◆ **Task instructions**:
Find all lines in the listing that include the word "this", then copy them.

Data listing
# # # # #

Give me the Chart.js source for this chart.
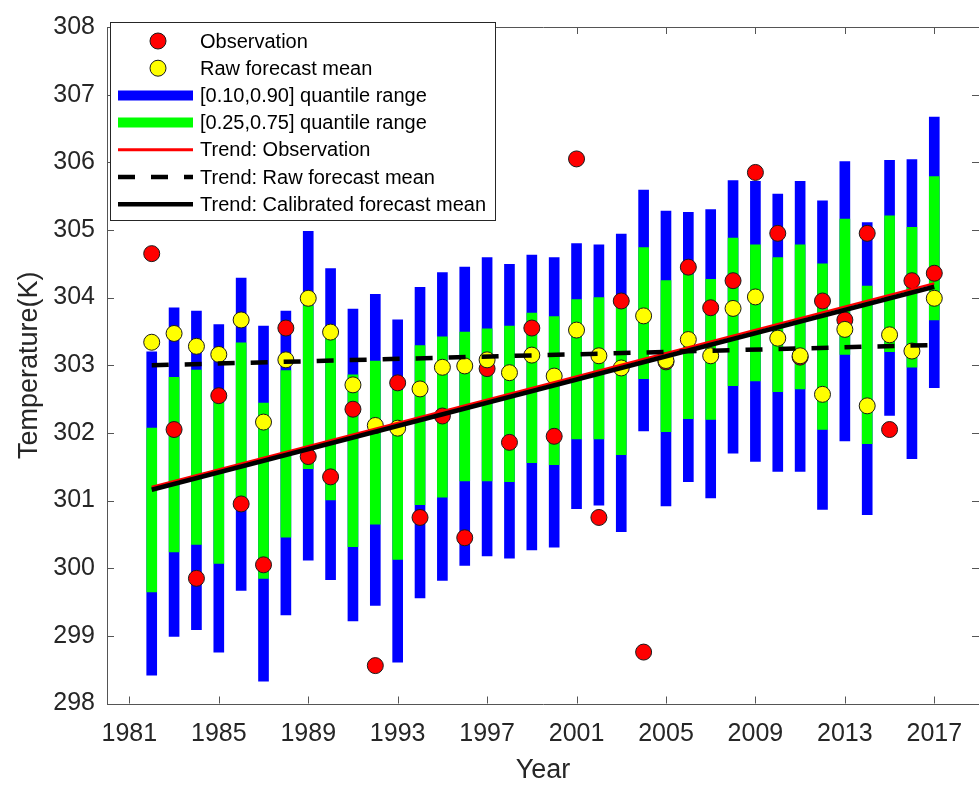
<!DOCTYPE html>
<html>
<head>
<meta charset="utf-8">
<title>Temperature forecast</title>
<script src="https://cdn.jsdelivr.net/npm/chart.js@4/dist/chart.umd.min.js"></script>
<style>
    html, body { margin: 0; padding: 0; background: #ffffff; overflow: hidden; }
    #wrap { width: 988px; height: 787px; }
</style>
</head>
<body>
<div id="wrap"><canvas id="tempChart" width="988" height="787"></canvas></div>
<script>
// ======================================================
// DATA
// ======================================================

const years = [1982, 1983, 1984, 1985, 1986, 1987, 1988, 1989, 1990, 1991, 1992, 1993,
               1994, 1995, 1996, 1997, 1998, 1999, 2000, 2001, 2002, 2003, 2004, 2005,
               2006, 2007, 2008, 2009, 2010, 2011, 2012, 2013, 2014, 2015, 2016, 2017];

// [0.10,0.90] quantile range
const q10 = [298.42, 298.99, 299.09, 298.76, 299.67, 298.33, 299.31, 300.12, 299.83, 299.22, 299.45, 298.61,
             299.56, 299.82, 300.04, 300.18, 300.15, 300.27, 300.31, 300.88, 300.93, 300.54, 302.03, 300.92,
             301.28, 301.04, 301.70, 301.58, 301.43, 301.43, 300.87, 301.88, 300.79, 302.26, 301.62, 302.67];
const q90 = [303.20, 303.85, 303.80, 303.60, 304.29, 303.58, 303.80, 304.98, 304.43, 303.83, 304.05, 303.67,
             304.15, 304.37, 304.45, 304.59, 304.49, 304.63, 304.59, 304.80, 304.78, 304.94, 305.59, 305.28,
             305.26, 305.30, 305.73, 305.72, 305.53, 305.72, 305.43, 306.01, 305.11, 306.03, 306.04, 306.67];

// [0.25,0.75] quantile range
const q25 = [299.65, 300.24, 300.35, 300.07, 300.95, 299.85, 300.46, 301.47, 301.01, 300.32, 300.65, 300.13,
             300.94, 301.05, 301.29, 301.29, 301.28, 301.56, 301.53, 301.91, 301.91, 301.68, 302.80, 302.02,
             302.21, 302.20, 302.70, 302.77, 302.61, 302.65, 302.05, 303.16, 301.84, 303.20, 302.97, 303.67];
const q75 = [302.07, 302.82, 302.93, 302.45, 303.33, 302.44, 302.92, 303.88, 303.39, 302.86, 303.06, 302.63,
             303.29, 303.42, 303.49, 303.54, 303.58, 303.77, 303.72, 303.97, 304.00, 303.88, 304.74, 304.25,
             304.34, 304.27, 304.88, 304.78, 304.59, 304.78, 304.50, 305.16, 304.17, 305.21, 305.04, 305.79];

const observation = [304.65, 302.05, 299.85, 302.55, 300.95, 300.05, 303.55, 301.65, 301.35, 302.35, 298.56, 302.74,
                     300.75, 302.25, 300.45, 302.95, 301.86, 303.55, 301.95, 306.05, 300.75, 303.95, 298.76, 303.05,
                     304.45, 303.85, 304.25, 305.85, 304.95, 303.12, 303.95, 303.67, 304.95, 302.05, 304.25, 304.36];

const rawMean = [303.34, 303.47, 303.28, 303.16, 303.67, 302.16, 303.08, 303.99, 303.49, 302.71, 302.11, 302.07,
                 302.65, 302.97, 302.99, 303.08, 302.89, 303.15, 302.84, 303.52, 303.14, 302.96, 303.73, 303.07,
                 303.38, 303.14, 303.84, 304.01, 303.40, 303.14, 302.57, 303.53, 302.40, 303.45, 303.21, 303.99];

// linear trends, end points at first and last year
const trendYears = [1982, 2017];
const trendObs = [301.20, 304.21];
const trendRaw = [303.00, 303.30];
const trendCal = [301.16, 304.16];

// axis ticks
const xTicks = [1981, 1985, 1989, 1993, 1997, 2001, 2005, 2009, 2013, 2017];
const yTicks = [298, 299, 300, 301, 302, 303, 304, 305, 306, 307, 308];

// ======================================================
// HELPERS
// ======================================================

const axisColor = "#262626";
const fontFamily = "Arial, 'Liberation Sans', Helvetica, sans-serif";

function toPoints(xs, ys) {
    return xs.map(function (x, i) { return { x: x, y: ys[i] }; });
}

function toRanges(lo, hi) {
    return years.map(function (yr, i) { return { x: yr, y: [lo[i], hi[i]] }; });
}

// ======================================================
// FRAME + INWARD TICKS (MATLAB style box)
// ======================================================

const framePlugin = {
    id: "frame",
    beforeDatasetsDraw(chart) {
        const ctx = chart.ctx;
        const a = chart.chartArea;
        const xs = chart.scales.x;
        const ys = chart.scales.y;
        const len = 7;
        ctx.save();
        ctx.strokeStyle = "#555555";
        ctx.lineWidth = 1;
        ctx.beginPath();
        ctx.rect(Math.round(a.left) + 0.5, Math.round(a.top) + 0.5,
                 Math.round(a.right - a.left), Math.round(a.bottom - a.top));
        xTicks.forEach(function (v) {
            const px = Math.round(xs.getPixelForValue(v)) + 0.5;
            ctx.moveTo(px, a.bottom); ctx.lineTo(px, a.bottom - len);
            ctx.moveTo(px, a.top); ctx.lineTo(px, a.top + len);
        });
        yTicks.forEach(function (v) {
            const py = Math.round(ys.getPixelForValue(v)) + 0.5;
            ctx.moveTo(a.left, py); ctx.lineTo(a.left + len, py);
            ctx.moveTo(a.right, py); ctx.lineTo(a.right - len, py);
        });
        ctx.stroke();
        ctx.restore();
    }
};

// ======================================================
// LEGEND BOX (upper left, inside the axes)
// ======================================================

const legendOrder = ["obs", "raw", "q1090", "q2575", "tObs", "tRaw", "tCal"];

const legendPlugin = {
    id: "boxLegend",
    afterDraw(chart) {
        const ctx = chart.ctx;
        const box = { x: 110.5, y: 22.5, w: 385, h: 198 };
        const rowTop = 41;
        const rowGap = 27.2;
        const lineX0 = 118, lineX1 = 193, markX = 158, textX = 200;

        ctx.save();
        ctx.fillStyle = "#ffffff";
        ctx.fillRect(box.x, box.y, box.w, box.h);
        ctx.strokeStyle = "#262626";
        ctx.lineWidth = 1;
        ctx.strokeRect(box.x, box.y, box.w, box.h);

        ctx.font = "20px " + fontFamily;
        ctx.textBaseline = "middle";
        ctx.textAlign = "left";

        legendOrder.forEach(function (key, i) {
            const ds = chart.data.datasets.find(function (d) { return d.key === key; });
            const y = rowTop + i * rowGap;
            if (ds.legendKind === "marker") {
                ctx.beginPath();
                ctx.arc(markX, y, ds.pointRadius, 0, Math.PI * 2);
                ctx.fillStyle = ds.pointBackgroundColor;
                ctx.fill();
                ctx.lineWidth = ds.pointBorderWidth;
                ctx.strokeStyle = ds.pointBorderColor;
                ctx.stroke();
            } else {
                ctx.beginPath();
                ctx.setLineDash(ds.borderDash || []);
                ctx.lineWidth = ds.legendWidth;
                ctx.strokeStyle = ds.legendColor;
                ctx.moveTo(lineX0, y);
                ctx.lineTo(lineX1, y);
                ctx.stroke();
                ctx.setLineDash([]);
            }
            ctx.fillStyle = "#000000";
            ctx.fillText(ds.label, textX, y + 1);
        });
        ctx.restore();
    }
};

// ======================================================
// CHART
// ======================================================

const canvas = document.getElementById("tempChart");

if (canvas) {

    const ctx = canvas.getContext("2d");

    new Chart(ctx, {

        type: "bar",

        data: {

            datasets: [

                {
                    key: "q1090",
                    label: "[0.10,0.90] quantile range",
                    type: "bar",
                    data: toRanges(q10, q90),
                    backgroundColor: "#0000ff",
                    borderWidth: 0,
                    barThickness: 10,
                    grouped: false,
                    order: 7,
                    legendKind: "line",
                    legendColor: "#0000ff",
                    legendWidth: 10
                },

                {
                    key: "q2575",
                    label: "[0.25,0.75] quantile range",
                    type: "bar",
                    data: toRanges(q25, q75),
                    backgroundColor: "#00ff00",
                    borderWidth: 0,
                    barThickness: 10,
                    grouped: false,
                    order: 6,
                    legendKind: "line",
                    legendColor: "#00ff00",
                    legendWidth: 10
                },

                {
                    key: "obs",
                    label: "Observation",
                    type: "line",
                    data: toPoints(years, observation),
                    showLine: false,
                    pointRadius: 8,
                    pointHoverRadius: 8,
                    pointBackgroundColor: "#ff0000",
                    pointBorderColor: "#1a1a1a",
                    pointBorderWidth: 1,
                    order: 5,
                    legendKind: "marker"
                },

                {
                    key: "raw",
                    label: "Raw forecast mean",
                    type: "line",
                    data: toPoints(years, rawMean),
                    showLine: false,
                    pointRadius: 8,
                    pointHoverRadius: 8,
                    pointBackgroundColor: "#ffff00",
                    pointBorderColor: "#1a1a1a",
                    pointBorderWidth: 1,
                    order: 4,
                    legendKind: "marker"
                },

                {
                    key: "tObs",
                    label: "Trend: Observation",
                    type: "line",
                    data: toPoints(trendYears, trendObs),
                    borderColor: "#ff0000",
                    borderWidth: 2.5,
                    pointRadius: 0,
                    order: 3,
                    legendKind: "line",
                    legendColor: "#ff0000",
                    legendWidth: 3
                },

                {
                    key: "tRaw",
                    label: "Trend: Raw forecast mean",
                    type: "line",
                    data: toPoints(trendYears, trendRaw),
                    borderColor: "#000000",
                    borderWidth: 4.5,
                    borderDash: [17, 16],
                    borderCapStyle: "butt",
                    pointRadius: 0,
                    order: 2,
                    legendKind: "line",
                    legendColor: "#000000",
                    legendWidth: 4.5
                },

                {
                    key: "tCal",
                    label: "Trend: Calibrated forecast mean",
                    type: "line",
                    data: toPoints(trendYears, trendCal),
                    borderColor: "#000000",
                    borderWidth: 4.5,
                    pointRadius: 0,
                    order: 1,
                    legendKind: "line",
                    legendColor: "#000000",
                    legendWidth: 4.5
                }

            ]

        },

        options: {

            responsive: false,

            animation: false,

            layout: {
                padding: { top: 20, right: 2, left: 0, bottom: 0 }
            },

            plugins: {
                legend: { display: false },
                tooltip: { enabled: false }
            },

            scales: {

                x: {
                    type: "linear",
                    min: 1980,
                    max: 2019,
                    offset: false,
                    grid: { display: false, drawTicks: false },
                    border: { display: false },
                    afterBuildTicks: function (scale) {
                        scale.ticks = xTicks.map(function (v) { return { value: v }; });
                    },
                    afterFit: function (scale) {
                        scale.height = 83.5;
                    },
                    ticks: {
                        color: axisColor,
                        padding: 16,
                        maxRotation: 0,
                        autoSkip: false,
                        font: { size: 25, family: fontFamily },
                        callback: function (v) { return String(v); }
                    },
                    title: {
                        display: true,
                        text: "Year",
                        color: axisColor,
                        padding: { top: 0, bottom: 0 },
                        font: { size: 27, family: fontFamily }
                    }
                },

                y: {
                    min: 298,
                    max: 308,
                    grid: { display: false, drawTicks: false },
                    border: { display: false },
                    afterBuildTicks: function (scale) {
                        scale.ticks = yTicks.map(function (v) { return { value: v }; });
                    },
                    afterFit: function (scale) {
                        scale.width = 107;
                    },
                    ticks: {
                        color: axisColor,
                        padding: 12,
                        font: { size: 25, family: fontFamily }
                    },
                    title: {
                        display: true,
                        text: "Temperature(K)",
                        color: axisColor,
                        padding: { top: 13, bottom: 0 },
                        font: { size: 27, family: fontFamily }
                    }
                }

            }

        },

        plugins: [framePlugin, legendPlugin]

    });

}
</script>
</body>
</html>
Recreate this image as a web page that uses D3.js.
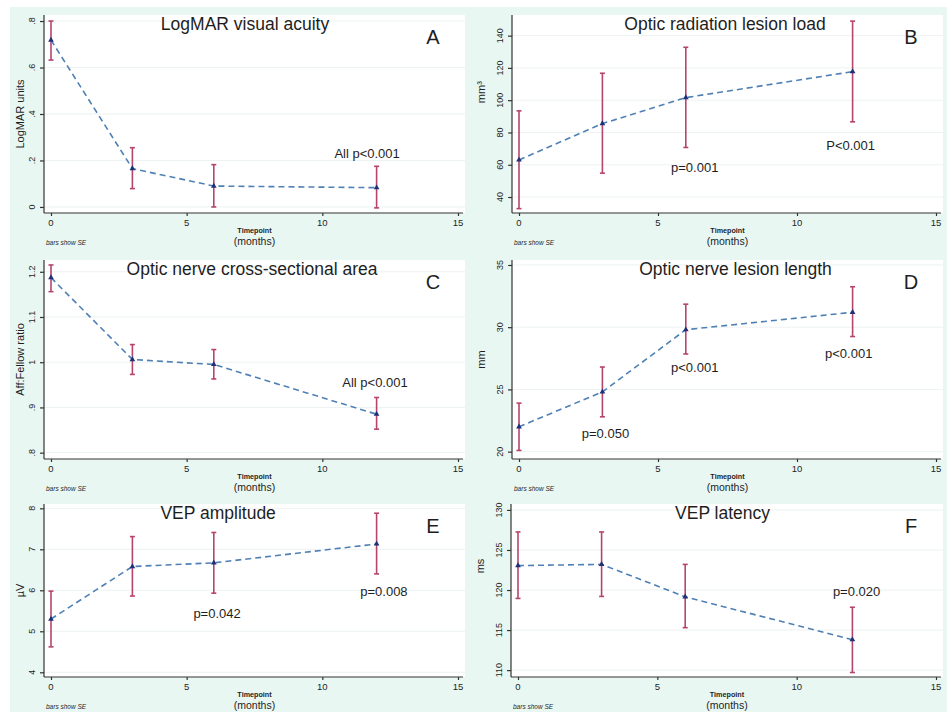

# # # # #

◆ **Correct response**:
Give me the Chart.js source for this chart.
Recreate this image as a web page that uses D3.js.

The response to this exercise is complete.